● **TASK DIRECTIONS**:
Print the complete set of entries exactly.

● **DATASET ROWS**:
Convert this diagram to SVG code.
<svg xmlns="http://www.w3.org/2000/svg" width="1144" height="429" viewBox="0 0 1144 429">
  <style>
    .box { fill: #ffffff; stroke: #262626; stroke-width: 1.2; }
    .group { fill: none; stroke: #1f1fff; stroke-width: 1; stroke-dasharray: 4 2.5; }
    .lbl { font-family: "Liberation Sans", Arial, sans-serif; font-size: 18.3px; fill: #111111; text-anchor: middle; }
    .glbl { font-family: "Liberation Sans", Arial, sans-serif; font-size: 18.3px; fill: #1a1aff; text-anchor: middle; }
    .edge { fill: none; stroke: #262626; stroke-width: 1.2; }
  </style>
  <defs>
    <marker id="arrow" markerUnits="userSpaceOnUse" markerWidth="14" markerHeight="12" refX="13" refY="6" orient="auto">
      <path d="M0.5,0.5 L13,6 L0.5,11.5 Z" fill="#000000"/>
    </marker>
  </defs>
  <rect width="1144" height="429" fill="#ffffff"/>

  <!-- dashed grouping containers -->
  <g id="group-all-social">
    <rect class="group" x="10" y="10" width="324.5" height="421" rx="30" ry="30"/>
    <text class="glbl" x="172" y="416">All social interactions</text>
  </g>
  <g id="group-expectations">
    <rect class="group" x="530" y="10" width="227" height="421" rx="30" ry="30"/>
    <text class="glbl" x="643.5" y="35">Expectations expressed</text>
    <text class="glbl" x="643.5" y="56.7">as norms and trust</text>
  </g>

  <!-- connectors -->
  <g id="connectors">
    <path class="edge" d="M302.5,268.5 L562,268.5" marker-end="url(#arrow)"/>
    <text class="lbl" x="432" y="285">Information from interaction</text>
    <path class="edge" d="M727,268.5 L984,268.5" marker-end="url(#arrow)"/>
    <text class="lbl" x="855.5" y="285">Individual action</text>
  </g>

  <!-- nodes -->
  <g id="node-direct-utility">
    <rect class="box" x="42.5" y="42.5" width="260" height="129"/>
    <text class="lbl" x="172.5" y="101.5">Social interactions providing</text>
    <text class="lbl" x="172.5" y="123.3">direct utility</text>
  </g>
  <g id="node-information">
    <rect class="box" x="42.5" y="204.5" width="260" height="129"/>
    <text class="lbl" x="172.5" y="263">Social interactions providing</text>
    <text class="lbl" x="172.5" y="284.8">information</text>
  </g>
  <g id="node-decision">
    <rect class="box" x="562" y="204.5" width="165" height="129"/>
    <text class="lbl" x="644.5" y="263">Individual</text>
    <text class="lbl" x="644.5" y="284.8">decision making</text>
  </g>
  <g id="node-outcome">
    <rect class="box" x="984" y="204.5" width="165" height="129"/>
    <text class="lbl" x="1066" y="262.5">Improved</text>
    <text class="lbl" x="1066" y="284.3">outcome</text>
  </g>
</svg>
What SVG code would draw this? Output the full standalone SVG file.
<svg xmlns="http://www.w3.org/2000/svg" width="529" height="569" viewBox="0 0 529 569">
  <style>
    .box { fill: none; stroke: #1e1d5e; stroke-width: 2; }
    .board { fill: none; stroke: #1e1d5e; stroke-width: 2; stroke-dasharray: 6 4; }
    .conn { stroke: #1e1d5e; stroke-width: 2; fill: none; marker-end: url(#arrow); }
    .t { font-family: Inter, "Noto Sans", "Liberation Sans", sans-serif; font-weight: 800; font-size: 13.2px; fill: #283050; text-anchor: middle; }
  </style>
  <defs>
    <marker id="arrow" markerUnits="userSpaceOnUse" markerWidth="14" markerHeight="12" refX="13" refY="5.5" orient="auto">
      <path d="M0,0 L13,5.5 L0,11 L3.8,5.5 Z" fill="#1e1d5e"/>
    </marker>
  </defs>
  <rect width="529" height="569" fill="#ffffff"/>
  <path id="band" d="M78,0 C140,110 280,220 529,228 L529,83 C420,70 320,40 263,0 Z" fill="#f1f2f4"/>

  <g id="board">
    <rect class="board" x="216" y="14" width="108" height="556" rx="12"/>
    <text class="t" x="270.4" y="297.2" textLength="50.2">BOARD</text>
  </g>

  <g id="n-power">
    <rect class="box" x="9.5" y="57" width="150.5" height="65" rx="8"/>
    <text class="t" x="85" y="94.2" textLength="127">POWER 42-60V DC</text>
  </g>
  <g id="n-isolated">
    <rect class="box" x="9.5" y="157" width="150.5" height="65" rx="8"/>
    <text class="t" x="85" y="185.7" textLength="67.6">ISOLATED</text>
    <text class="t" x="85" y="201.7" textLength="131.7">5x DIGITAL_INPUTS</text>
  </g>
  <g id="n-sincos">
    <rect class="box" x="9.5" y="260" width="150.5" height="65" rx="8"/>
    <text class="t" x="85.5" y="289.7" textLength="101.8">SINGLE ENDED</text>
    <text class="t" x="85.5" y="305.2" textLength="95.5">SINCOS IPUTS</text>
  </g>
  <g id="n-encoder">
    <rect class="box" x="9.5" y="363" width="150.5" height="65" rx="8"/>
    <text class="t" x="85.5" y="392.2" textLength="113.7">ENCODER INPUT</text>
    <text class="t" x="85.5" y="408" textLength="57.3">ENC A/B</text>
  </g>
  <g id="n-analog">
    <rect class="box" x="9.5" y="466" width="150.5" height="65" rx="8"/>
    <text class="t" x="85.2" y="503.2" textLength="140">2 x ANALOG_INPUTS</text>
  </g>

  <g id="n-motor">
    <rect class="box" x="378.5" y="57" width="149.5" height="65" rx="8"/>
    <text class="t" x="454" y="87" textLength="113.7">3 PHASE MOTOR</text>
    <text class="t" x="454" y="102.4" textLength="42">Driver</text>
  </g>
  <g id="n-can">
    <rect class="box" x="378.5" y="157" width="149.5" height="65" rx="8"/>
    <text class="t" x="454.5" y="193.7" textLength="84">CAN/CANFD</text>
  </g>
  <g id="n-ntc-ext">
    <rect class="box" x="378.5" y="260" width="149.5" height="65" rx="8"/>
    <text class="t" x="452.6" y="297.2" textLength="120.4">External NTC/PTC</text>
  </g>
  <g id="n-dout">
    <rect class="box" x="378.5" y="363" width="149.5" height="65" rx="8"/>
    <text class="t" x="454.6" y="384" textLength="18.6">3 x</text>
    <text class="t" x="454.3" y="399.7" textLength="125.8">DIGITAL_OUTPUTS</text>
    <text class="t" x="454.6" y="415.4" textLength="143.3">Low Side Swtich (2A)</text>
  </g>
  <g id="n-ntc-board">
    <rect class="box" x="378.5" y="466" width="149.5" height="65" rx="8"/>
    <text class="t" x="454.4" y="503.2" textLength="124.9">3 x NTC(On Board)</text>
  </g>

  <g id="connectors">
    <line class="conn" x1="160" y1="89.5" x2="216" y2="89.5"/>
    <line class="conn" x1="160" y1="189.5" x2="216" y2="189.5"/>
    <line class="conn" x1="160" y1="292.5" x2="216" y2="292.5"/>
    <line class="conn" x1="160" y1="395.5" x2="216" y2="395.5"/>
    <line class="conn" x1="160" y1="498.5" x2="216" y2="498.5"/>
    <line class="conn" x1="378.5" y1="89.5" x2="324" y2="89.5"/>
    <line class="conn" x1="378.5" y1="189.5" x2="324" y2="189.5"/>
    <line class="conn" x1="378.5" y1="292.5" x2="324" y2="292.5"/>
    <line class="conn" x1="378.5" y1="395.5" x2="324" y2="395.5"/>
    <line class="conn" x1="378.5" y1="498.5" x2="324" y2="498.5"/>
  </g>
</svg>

● **WORKED ANSWER**:
Convert this diagram to SVG code.
<svg xmlns="http://www.w3.org/2000/svg" width="1144" height="429" viewBox="0 0 1144 429">
  <style>
    .box { fill: #ffffff; stroke: #262626; stroke-width: 1.2; }
    .group { fill: none; stroke: #1f1fff; stroke-width: 1; stroke-dasharray: 4 2.5; }
    .lbl { font-family: "Liberation Sans", Arial, sans-serif; font-size: 18.3px; fill: #111111; text-anchor: middle; }
    .glbl { font-family: "Liberation Sans", Arial, sans-serif; font-size: 18.3px; fill: #1a1aff; text-anchor: middle; }
    .edge { fill: none; stroke: #262626; stroke-width: 1.2; }
  </style>
  <defs>
    <marker id="arrow" markerUnits="userSpaceOnUse" markerWidth="14" markerHeight="12" refX="13" refY="6" orient="auto">
      <path d="M0.5,0.5 L13,6 L0.5,11.5 Z" fill="#000000"/>
    </marker>
  </defs>
  <rect width="1144" height="429" fill="#ffffff"/>

  <!-- dashed grouping containers -->
  <g id="group-all-social">
    <rect class="group" x="10" y="10" width="324.5" height="421" rx="30" ry="30"/>
    <text class="glbl" x="172" y="416">All social interactions</text>
  </g>
  <g id="group-expectations">
    <rect class="group" x="530" y="10" width="227" height="421" rx="30" ry="30"/>
    <text class="glbl" x="643.5" y="35">Expectations expressed</text>
    <text class="glbl" x="643.5" y="56.7">as norms and trust</text>
  </g>

  <!-- connectors -->
  <g id="connectors">
    <path class="edge" d="M302.5,268.5 L562,268.5" marker-end="url(#arrow)"/>
    <text class="lbl" x="432" y="285">Information from interaction</text>
    <path class="edge" d="M727,268.5 L984,268.5" marker-end="url(#arrow)"/>
    <text class="lbl" x="855.5" y="285">Individual action</text>
  </g>

  <!-- nodes -->
  <g id="node-direct-utility">
    <rect class="box" x="42.5" y="42.5" width="260" height="129"/>
    <text class="lbl" x="172.5" y="101.5">Social interactions providing</text>
    <text class="lbl" x="172.5" y="123.3">direct utility</text>
  </g>
  <g id="node-information">
    <rect class="box" x="42.5" y="204.5" width="260" height="129"/>
    <text class="lbl" x="172.5" y="263">Social interactions providing</text>
    <text class="lbl" x="172.5" y="284.8">information</text>
  </g>
  <g id="node-decision">
    <rect class="box" x="562" y="204.5" width="165" height="129"/>
    <text class="lbl" x="644.5" y="263">Individual</text>
    <text class="lbl" x="644.5" y="284.8">decision making</text>
  </g>
  <g id="node-outcome">
    <rect class="box" x="984" y="204.5" width="165" height="129"/>
    <text class="lbl" x="1066" y="262.5">Improved</text>
    <text class="lbl" x="1066" y="284.3">outcome</text>
  </g>
</svg>
What SVG code would draw this? Output the full standalone SVG file.
<svg xmlns="http://www.w3.org/2000/svg" width="529" height="569" viewBox="0 0 529 569">
  <style>
    .box { fill: none; stroke: #1e1d5e; stroke-width: 2; }
    .board { fill: none; stroke: #1e1d5e; stroke-width: 2; stroke-dasharray: 6 4; }
    .conn { stroke: #1e1d5e; stroke-width: 2; fill: none; marker-end: url(#arrow); }
    .t { font-family: Inter, "Noto Sans", "Liberation Sans", sans-serif; font-weight: 800; font-size: 13.2px; fill: #283050; text-anchor: middle; }
  </style>
  <defs>
    <marker id="arrow" markerUnits="userSpaceOnUse" markerWidth="14" markerHeight="12" refX="13" refY="5.5" orient="auto">
      <path d="M0,0 L13,5.5 L0,11 L3.8,5.5 Z" fill="#1e1d5e"/>
    </marker>
  </defs>
  <rect width="529" height="569" fill="#ffffff"/>
  <path id="band" d="M78,0 C140,110 280,220 529,228 L529,83 C420,70 320,40 263,0 Z" fill="#f1f2f4"/>

  <g id="board">
    <rect class="board" x="216" y="14" width="108" height="556" rx="12"/>
    <text class="t" x="270.4" y="297.2" textLength="50.2">BOARD</text>
  </g>

  <g id="n-power">
    <rect class="box" x="9.5" y="57" width="150.5" height="65" rx="8"/>
    <text class="t" x="85" y="94.2" textLength="127">POWER 42-60V DC</text>
  </g>
  <g id="n-isolated">
    <rect class="box" x="9.5" y="157" width="150.5" height="65" rx="8"/>
    <text class="t" x="85" y="185.7" textLength="67.6">ISOLATED</text>
    <text class="t" x="85" y="201.7" textLength="131.7">5x DIGITAL_INPUTS</text>
  </g>
  <g id="n-sincos">
    <rect class="box" x="9.5" y="260" width="150.5" height="65" rx="8"/>
    <text class="t" x="85.5" y="289.7" textLength="101.8">SINGLE ENDED</text>
    <text class="t" x="85.5" y="305.2" textLength="95.5">SINCOS IPUTS</text>
  </g>
  <g id="n-encoder">
    <rect class="box" x="9.5" y="363" width="150.5" height="65" rx="8"/>
    <text class="t" x="85.5" y="392.2" textLength="113.7">ENCODER INPUT</text>
    <text class="t" x="85.5" y="408" textLength="57.3">ENC A/B</text>
  </g>
  <g id="n-analog">
    <rect class="box" x="9.5" y="466" width="150.5" height="65" rx="8"/>
    <text class="t" x="85.2" y="503.2" textLength="140">2 x ANALOG_INPUTS</text>
  </g>

  <g id="n-motor">
    <rect class="box" x="378.5" y="57" width="149.5" height="65" rx="8"/>
    <text class="t" x="454" y="87" textLength="113.7">3 PHASE MOTOR</text>
    <text class="t" x="454" y="102.4" textLength="42">Driver</text>
  </g>
  <g id="n-can">
    <rect class="box" x="378.5" y="157" width="149.5" height="65" rx="8"/>
    <text class="t" x="454.5" y="193.7" textLength="84">CAN/CANFD</text>
  </g>
  <g id="n-ntc-ext">
    <rect class="box" x="378.5" y="260" width="149.5" height="65" rx="8"/>
    <text class="t" x="452.6" y="297.2" textLength="120.4">External NTC/PTC</text>
  </g>
  <g id="n-dout">
    <rect class="box" x="378.5" y="363" width="149.5" height="65" rx="8"/>
    <text class="t" x="454.6" y="384" textLength="18.6">3 x</text>
    <text class="t" x="454.3" y="399.7" textLength="125.8">DIGITAL_OUTPUTS</text>
    <text class="t" x="454.6" y="415.4" textLength="143.3">Low Side Swtich (2A)</text>
  </g>
  <g id="n-ntc-board">
    <rect class="box" x="378.5" y="466" width="149.5" height="65" rx="8"/>
    <text class="t" x="454.4" y="503.2" textLength="124.9">3 x NTC(On Board)</text>
  </g>

  <g id="connectors">
    <line class="conn" x1="160" y1="89.5" x2="216" y2="89.5"/>
    <line class="conn" x1="160" y1="189.5" x2="216" y2="189.5"/>
    <line class="conn" x1="160" y1="292.5" x2="216" y2="292.5"/>
    <line class="conn" x1="160" y1="395.5" x2="216" y2="395.5"/>
    <line class="conn" x1="160" y1="498.5" x2="216" y2="498.5"/>
    <line class="conn" x1="378.5" y1="89.5" x2="324" y2="89.5"/>
    <line class="conn" x1="378.5" y1="189.5" x2="324" y2="189.5"/>
    <line class="conn" x1="378.5" y1="292.5" x2="324" y2="292.5"/>
    <line class="conn" x1="378.5" y1="395.5" x2="324" y2="395.5"/>
    <line class="conn" x1="378.5" y1="498.5" x2="324" y2="498.5"/>
  </g>
</svg>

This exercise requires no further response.